_YOUR INSTRUCTIONS_:
Extract the full listing verbatim and drop any pictures from your copy.

_MATERIAL PROVIDED_:
━━━━━━

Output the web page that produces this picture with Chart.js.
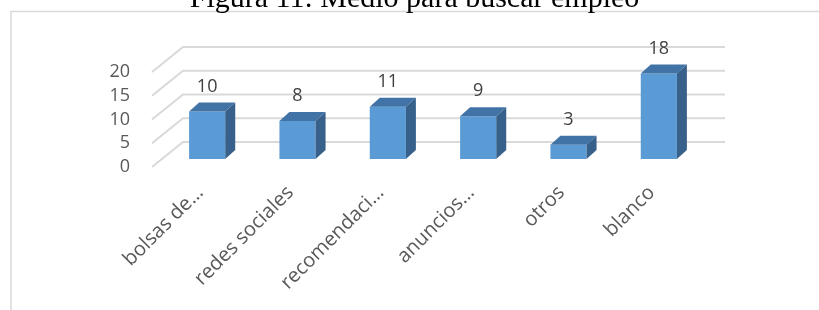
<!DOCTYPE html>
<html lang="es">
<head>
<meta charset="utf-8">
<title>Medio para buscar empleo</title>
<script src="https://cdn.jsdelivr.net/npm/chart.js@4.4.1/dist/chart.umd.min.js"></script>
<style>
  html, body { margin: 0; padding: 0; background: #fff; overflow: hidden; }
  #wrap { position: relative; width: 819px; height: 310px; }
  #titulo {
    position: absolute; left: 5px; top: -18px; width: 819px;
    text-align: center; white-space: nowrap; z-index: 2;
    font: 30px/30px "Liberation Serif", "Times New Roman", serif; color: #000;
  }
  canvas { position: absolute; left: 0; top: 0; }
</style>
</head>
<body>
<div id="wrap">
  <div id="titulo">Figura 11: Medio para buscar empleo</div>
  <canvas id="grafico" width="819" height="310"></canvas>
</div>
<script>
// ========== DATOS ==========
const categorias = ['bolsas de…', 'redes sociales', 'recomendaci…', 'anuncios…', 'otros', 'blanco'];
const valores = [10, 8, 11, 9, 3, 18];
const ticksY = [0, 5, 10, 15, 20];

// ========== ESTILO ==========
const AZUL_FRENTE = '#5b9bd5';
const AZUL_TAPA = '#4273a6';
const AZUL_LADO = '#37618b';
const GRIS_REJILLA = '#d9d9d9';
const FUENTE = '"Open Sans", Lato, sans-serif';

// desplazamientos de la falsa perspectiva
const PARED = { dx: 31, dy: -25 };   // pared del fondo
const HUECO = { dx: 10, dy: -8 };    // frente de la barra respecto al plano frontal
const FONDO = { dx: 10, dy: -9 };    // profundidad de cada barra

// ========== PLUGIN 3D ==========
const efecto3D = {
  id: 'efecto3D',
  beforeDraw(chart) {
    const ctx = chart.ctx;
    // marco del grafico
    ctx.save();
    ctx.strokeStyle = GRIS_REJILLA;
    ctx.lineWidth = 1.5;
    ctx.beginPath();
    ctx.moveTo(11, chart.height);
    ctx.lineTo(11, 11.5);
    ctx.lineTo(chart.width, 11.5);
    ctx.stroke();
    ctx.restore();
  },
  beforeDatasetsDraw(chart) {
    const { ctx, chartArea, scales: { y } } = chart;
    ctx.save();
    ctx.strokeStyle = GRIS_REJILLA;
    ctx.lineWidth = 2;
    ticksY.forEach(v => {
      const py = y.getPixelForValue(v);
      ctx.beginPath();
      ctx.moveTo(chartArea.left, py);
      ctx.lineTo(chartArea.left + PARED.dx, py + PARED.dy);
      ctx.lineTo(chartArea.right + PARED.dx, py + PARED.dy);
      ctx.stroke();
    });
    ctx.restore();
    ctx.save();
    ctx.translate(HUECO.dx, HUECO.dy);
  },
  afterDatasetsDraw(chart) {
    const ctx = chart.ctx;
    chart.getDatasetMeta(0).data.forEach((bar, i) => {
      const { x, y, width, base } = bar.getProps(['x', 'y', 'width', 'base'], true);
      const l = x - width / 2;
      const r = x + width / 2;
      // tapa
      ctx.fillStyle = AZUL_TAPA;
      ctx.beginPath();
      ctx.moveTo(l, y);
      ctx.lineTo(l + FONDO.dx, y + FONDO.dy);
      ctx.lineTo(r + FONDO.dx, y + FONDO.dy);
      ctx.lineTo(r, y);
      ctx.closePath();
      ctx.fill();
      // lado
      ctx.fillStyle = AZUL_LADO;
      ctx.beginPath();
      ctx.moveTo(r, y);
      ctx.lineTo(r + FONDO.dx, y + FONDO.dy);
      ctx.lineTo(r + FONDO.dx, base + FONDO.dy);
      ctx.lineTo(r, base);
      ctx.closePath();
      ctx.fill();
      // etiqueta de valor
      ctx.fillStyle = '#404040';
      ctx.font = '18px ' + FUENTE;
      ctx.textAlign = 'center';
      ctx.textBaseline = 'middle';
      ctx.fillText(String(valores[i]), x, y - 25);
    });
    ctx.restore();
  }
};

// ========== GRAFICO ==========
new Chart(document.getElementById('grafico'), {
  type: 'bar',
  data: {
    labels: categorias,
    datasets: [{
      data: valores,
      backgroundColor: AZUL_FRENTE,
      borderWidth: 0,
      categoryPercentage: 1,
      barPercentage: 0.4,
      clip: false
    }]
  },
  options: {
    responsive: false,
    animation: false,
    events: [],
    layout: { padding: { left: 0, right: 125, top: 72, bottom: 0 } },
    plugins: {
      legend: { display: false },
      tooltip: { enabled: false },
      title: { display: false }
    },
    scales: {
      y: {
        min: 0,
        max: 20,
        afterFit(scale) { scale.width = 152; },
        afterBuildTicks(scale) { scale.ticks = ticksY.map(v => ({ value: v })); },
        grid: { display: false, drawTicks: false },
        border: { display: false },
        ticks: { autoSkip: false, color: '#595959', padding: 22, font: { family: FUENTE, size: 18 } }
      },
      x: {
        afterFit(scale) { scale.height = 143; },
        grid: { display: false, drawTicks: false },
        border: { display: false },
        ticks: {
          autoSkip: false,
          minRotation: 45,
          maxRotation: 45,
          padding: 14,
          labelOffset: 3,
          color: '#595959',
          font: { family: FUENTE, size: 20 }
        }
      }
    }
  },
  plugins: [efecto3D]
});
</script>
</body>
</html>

━━━━━━

_TASK RESULT_:
Output the web page that produces this picture with Chart.js.
<!DOCTYPE html>
<html lang="es">
<head>
<meta charset="utf-8">
<title>Medio para buscar empleo</title>
<script src="https://cdn.jsdelivr.net/npm/chart.js@4.4.1/dist/chart.umd.min.js"></script>
<style>
  html, body { margin: 0; padding: 0; background: #fff; overflow: hidden; }
  #wrap { position: relative; width: 819px; height: 310px; }
  #titulo {
    position: absolute; left: 5px; top: -18px; width: 819px;
    text-align: center; white-space: nowrap; z-index: 2;
    font: 30px/30px "Liberation Serif", "Times New Roman", serif; color: #000;
  }
  canvas { position: absolute; left: 0; top: 0; }
</style>
</head>
<body>
<div id="wrap">
  <div id="titulo">Figura 11: Medio para buscar empleo</div>
  <canvas id="grafico" width="819" height="310"></canvas>
</div>
<script>
// ========== DATOS ==========
const categorias = ['bolsas de…', 'redes sociales', 'recomendaci…', 'anuncios…', 'otros', 'blanco'];
const valores = [10, 8, 11, 9, 3, 18];
const ticksY = [0, 5, 10, 15, 20];

// ========== ESTILO ==========
const AZUL_FRENTE = '#5b9bd5';
const AZUL_TAPA = '#4273a6';
const AZUL_LADO = '#37618b';
const GRIS_REJILLA = '#d9d9d9';
const FUENTE = '"Open Sans", Lato, sans-serif';

// desplazamientos de la falsa perspectiva
const PARED = { dx: 31, dy: -25 };   // pared del fondo
const HUECO = { dx: 10, dy: -8 };    // frente de la barra respecto al plano frontal
const FONDO = { dx: 10, dy: -9 };    // profundidad de cada barra

// ========== PLUGIN 3D ==========
const efecto3D = {
  id: 'efecto3D',
  beforeDraw(chart) {
    const ctx = chart.ctx;
    // marco del grafico
    ctx.save();
    ctx.strokeStyle = GRIS_REJILLA;
    ctx.lineWidth = 1.5;
    ctx.beginPath();
    ctx.moveTo(11, chart.height);
    ctx.lineTo(11, 11.5);
    ctx.lineTo(chart.width, 11.5);
    ctx.stroke();
    ctx.restore();
  },
  beforeDatasetsDraw(chart) {
    const { ctx, chartArea, scales: { y } } = chart;
    ctx.save();
    ctx.strokeStyle = GRIS_REJILLA;
    ctx.lineWidth = 2;
    ticksY.forEach(v => {
      const py = y.getPixelForValue(v);
      ctx.beginPath();
      ctx.moveTo(chartArea.left, py);
      ctx.lineTo(chartArea.left + PARED.dx, py + PARED.dy);
      ctx.lineTo(chartArea.right + PARED.dx, py + PARED.dy);
      ctx.stroke();
    });
    ctx.restore();
    ctx.save();
    ctx.translate(HUECO.dx, HUECO.dy);
  },
  afterDatasetsDraw(chart) {
    const ctx = chart.ctx;
    chart.getDatasetMeta(0).data.forEach((bar, i) => {
      const { x, y, width, base } = bar.getProps(['x', 'y', 'width', 'base'], true);
      const l = x - width / 2;
      const r = x + width / 2;
      // tapa
      ctx.fillStyle = AZUL_TAPA;
      ctx.beginPath();
      ctx.moveTo(l, y);
      ctx.lineTo(l + FONDO.dx, y + FONDO.dy);
      ctx.lineTo(r + FONDO.dx, y + FONDO.dy);
      ctx.lineTo(r, y);
      ctx.closePath();
      ctx.fill();
      // lado
      ctx.fillStyle = AZUL_LADO;
      ctx.beginPath();
      ctx.moveTo(r, y);
      ctx.lineTo(r + FONDO.dx, y + FONDO.dy);
      ctx.lineTo(r + FONDO.dx, base + FONDO.dy);
      ctx.lineTo(r, base);
      ctx.closePath();
      ctx.fill();
      // etiqueta de valor
      ctx.fillStyle = '#404040';
      ctx.font = '18px ' + FUENTE;
      ctx.textAlign = 'center';
      ctx.textBaseline = 'middle';
      ctx.fillText(String(valores[i]), x, y - 25);
    });
    ctx.restore();
  }
};

// ========== GRAFICO ==========
new Chart(document.getElementById('grafico'), {
  type: 'bar',
  data: {
    labels: categorias,
    datasets: [{
      data: valores,
      backgroundColor: AZUL_FRENTE,
      borderWidth: 0,
      categoryPercentage: 1,
      barPercentage: 0.4,
      clip: false
    }]
  },
  options: {
    responsive: false,
    animation: false,
    events: [],
    layout: { padding: { left: 0, right: 125, top: 72, bottom: 0 } },
    plugins: {
      legend: { display: false },
      tooltip: { enabled: false },
      title: { display: false }
    },
    scales: {
      y: {
        min: 0,
        max: 20,
        afterFit(scale) { scale.width = 152; },
        afterBuildTicks(scale) { scale.ticks = ticksY.map(v => ({ value: v })); },
        grid: { display: false, drawTicks: false },
        border: { display: false },
        ticks: { autoSkip: false, color: '#595959', padding: 22, font: { family: FUENTE, size: 18 } }
      },
      x: {
        afterFit(scale) { scale.height = 143; },
        grid: { display: false, drawTicks: false },
        border: { display: false },
        ticks: {
          autoSkip: false,
          minRotation: 45,
          maxRotation: 45,
          padding: 14,
          labelOffset: 3,
          color: '#595959',
          font: { family: FUENTE, size: 20 }
        }
      }
    }
  },
  plugins: [efecto3D]
});
</script>
</body>
</html>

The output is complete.